◆ **STORED DATA**
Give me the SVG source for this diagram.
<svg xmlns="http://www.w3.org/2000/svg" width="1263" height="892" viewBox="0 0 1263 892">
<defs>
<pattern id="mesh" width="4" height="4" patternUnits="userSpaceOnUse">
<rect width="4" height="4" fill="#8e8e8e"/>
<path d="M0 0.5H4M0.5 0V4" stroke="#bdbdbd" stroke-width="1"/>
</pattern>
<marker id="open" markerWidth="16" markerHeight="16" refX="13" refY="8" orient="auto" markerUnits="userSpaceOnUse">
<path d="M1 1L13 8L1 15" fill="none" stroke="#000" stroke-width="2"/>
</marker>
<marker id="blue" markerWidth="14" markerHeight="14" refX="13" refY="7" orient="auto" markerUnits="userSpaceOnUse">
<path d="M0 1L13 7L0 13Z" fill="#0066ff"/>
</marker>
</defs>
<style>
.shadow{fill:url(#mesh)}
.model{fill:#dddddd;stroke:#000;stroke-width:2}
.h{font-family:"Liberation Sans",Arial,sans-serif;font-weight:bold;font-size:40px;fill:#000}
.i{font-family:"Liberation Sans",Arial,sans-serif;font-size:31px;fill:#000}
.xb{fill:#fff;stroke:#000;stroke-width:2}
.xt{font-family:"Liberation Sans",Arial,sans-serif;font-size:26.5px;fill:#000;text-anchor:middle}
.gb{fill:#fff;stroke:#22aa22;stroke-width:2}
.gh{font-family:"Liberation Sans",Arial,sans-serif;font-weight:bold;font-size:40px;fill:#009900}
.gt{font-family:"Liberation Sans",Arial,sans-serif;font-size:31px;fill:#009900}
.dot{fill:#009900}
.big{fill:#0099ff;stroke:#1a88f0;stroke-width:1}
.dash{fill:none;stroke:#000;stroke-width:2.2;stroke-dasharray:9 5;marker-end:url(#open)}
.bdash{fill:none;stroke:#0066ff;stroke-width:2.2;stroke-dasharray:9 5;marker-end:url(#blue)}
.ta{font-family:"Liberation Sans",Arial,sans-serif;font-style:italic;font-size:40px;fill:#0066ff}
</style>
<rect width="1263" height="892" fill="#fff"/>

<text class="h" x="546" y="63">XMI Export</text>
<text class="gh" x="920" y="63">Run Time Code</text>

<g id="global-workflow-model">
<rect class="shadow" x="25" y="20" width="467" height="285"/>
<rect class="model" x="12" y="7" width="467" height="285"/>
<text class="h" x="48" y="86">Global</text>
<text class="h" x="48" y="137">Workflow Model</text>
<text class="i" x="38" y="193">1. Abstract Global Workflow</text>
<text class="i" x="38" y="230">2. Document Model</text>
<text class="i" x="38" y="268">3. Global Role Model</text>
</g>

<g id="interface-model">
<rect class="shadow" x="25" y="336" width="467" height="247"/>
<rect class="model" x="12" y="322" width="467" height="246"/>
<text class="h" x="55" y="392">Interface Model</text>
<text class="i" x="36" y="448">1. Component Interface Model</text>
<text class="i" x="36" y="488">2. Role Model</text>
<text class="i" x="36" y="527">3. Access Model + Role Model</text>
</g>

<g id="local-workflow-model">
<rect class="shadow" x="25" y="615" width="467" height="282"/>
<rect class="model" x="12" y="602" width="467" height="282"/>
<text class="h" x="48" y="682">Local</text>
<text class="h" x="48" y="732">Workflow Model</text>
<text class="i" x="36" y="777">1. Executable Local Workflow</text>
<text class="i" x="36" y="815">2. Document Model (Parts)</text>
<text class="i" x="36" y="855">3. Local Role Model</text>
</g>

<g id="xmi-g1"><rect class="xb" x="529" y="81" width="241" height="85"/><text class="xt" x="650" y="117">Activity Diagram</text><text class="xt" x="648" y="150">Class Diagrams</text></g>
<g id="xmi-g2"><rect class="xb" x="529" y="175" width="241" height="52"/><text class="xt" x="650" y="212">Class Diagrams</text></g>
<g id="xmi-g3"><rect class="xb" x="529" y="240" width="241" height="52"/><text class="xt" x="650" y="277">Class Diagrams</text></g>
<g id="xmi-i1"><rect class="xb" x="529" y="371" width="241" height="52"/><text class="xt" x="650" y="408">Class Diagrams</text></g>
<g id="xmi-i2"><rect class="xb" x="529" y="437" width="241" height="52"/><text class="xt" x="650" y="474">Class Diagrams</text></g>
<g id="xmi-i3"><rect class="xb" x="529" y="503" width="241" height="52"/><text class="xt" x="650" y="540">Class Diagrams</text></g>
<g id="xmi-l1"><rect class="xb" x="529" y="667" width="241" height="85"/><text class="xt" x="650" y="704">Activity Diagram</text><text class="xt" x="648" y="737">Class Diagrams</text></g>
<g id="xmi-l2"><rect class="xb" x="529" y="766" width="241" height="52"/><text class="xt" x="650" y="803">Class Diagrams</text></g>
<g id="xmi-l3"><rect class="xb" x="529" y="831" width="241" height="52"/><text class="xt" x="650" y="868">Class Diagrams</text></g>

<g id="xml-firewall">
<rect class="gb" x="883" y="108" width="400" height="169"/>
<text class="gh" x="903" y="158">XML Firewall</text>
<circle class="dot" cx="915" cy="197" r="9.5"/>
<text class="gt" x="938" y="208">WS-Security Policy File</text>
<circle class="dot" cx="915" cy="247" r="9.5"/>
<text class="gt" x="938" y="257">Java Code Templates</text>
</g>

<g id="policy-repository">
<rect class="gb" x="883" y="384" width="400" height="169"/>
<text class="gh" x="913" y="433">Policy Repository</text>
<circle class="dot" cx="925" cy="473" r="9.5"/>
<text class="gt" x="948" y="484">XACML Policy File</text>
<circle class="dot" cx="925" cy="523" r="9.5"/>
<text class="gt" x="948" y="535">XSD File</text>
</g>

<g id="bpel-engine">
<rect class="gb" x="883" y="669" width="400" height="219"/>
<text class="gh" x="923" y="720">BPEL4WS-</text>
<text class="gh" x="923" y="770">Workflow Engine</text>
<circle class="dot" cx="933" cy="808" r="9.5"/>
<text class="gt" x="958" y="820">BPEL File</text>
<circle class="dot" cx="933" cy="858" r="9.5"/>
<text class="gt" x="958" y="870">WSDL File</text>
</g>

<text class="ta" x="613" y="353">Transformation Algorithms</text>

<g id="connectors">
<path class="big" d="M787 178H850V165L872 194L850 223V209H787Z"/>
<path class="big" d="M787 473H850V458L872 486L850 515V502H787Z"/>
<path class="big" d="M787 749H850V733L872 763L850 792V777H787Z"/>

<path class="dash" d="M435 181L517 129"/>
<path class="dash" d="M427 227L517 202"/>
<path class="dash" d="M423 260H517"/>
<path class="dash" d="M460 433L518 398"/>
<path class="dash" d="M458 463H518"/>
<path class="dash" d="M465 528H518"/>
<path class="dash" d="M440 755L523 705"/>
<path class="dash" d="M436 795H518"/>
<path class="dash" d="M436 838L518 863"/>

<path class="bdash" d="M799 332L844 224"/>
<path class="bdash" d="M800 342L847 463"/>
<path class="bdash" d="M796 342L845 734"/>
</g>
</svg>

◆ **WHAT IS EXPECTED**
Extract each line from the listing above, please, and repeat it exactly.

◆ **WRITTEN ANSWER**
Give me the SVG source for this diagram.
<svg xmlns="http://www.w3.org/2000/svg" width="1263" height="892" viewBox="0 0 1263 892">
<defs>
<pattern id="mesh" width="4" height="4" patternUnits="userSpaceOnUse">
<rect width="4" height="4" fill="#8e8e8e"/>
<path d="M0 0.5H4M0.5 0V4" stroke="#bdbdbd" stroke-width="1"/>
</pattern>
<marker id="open" markerWidth="16" markerHeight="16" refX="13" refY="8" orient="auto" markerUnits="userSpaceOnUse">
<path d="M1 1L13 8L1 15" fill="none" stroke="#000" stroke-width="2"/>
</marker>
<marker id="blue" markerWidth="14" markerHeight="14" refX="13" refY="7" orient="auto" markerUnits="userSpaceOnUse">
<path d="M0 1L13 7L0 13Z" fill="#0066ff"/>
</marker>
</defs>
<style>
.shadow{fill:url(#mesh)}
.model{fill:#dddddd;stroke:#000;stroke-width:2}
.h{font-family:"Liberation Sans",Arial,sans-serif;font-weight:bold;font-size:40px;fill:#000}
.i{font-family:"Liberation Sans",Arial,sans-serif;font-size:31px;fill:#000}
.xb{fill:#fff;stroke:#000;stroke-width:2}
.xt{font-family:"Liberation Sans",Arial,sans-serif;font-size:26.5px;fill:#000;text-anchor:middle}
.gb{fill:#fff;stroke:#22aa22;stroke-width:2}
.gh{font-family:"Liberation Sans",Arial,sans-serif;font-weight:bold;font-size:40px;fill:#009900}
.gt{font-family:"Liberation Sans",Arial,sans-serif;font-size:31px;fill:#009900}
.dot{fill:#009900}
.big{fill:#0099ff;stroke:#1a88f0;stroke-width:1}
.dash{fill:none;stroke:#000;stroke-width:2.2;stroke-dasharray:9 5;marker-end:url(#open)}
.bdash{fill:none;stroke:#0066ff;stroke-width:2.2;stroke-dasharray:9 5;marker-end:url(#blue)}
.ta{font-family:"Liberation Sans",Arial,sans-serif;font-style:italic;font-size:40px;fill:#0066ff}
</style>
<rect width="1263" height="892" fill="#fff"/>

<text class="h" x="546" y="63">XMI Export</text>
<text class="gh" x="920" y="63">Run Time Code</text>

<g id="global-workflow-model">
<rect class="shadow" x="25" y="20" width="467" height="285"/>
<rect class="model" x="12" y="7" width="467" height="285"/>
<text class="h" x="48" y="86">Global</text>
<text class="h" x="48" y="137">Workflow Model</text>
<text class="i" x="38" y="193">1. Abstract Global Workflow</text>
<text class="i" x="38" y="230">2. Document Model</text>
<text class="i" x="38" y="268">3. Global Role Model</text>
</g>

<g id="interface-model">
<rect class="shadow" x="25" y="336" width="467" height="247"/>
<rect class="model" x="12" y="322" width="467" height="246"/>
<text class="h" x="55" y="392">Interface Model</text>
<text class="i" x="36" y="448">1. Component Interface Model</text>
<text class="i" x="36" y="488">2. Role Model</text>
<text class="i" x="36" y="527">3. Access Model + Role Model</text>
</g>

<g id="local-workflow-model">
<rect class="shadow" x="25" y="615" width="467" height="282"/>
<rect class="model" x="12" y="602" width="467" height="282"/>
<text class="h" x="48" y="682">Local</text>
<text class="h" x="48" y="732">Workflow Model</text>
<text class="i" x="36" y="777">1. Executable Local Workflow</text>
<text class="i" x="36" y="815">2. Document Model (Parts)</text>
<text class="i" x="36" y="855">3. Local Role Model</text>
</g>

<g id="xmi-g1"><rect class="xb" x="529" y="81" width="241" height="85"/><text class="xt" x="650" y="117">Activity Diagram</text><text class="xt" x="648" y="150">Class Diagrams</text></g>
<g id="xmi-g2"><rect class="xb" x="529" y="175" width="241" height="52"/><text class="xt" x="650" y="212">Class Diagrams</text></g>
<g id="xmi-g3"><rect class="xb" x="529" y="240" width="241" height="52"/><text class="xt" x="650" y="277">Class Diagrams</text></g>
<g id="xmi-i1"><rect class="xb" x="529" y="371" width="241" height="52"/><text class="xt" x="650" y="408">Class Diagrams</text></g>
<g id="xmi-i2"><rect class="xb" x="529" y="437" width="241" height="52"/><text class="xt" x="650" y="474">Class Diagrams</text></g>
<g id="xmi-i3"><rect class="xb" x="529" y="503" width="241" height="52"/><text class="xt" x="650" y="540">Class Diagrams</text></g>
<g id="xmi-l1"><rect class="xb" x="529" y="667" width="241" height="85"/><text class="xt" x="650" y="704">Activity Diagram</text><text class="xt" x="648" y="737">Class Diagrams</text></g>
<g id="xmi-l2"><rect class="xb" x="529" y="766" width="241" height="52"/><text class="xt" x="650" y="803">Class Diagrams</text></g>
<g id="xmi-l3"><rect class="xb" x="529" y="831" width="241" height="52"/><text class="xt" x="650" y="868">Class Diagrams</text></g>

<g id="xml-firewall">
<rect class="gb" x="883" y="108" width="400" height="169"/>
<text class="gh" x="903" y="158">XML Firewall</text>
<circle class="dot" cx="915" cy="197" r="9.5"/>
<text class="gt" x="938" y="208">WS-Security Policy File</text>
<circle class="dot" cx="915" cy="247" r="9.5"/>
<text class="gt" x="938" y="257">Java Code Templates</text>
</g>

<g id="policy-repository">
<rect class="gb" x="883" y="384" width="400" height="169"/>
<text class="gh" x="913" y="433">Policy Repository</text>
<circle class="dot" cx="925" cy="473" r="9.5"/>
<text class="gt" x="948" y="484">XACML Policy File</text>
<circle class="dot" cx="925" cy="523" r="9.5"/>
<text class="gt" x="948" y="535">XSD File</text>
</g>

<g id="bpel-engine">
<rect class="gb" x="883" y="669" width="400" height="219"/>
<text class="gh" x="923" y="720">BPEL4WS-</text>
<text class="gh" x="923" y="770">Workflow Engine</text>
<circle class="dot" cx="933" cy="808" r="9.5"/>
<text class="gt" x="958" y="820">BPEL File</text>
<circle class="dot" cx="933" cy="858" r="9.5"/>
<text class="gt" x="958" y="870">WSDL File</text>
</g>

<text class="ta" x="613" y="353">Transformation Algorithms</text>

<g id="connectors">
<path class="big" d="M787 178H850V165L872 194L850 223V209H787Z"/>
<path class="big" d="M787 473H850V458L872 486L850 515V502H787Z"/>
<path class="big" d="M787 749H850V733L872 763L850 792V777H787Z"/>

<path class="dash" d="M435 181L517 129"/>
<path class="dash" d="M427 227L517 202"/>
<path class="dash" d="M423 260H517"/>
<path class="dash" d="M460 433L518 398"/>
<path class="dash" d="M458 463H518"/>
<path class="dash" d="M465 528H518"/>
<path class="dash" d="M440 755L523 705"/>
<path class="dash" d="M436 795H518"/>
<path class="dash" d="M436 838L518 863"/>

<path class="bdash" d="M799 332L844 224"/>
<path class="bdash" d="M800 342L847 463"/>
<path class="bdash" d="M796 342L845 734"/>
</g>
</svg>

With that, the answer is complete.